Olson: Most of the concern is focused on the government changes and the Trump administration. Discussion revolves around GSE reform and HUD cuts, but there is no consensus as to what the changes would look like. With an impending, albeit slow, tax reform, we are seeing tax credit investors price their equity for affordable housing developments.
These projects qualify for low-income housing tax credits up to 10 to 15 cents less than during 2016. As a result, some investors are pulling out of some markets altogether. Many investors are staying on the sidelines to figure out how the markets will react during the second quarter and even the third quarter of President Donald Trump's first year.
Davis: Equity is still a hot button. With new high-volatility commercial real estate rules, it's important that hard equity is put into a project, especially if it involves ground up construction. I would add the retail market as a lending challenge because of increased store closings.
How has your CCIM education and designation helped you as a lender?
Braman: As a CCIM, I am always using all three of the basic tenets of the organization. I use technology every day to enhance my product offerings and delivery to commercial real estate clients. I use the education to assist in the proper review and analysis of solid real estate opportunities. I rely on networking to reach out to my CCIM connections to provide supporting insight on local markets, as well as to recruit job candidates to work at our company.

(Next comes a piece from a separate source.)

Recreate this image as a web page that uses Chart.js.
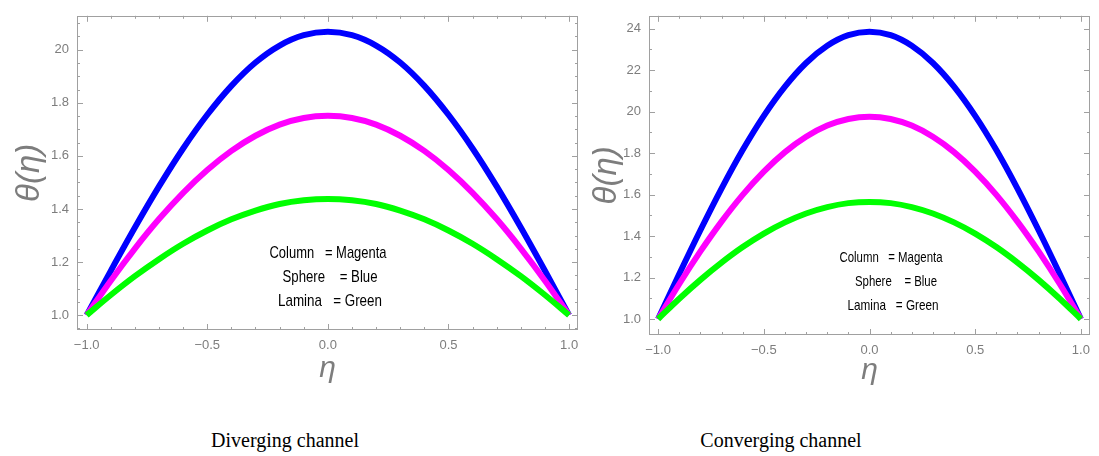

Davis: My CCIM education and networking has resulted in my ability to provide customers with swift, efficient responses to their loan requests. It also demonstrates my credibility to the brokerage community and improves my opportunities to gain referrals.
Olson: Participating in CCIM events has given me the opportunity to meet many multifamily developers and investors. I hope to help them achieve their financing goals in 2017 and beyond.
Matz: The CCIM designation has connected me with many mortgage brokers and other market industry participants. The expansive CCIM education curriculum has helped diversify my skill set as a real estate finance professional and helped broaden my knowledge and expertise within the industry.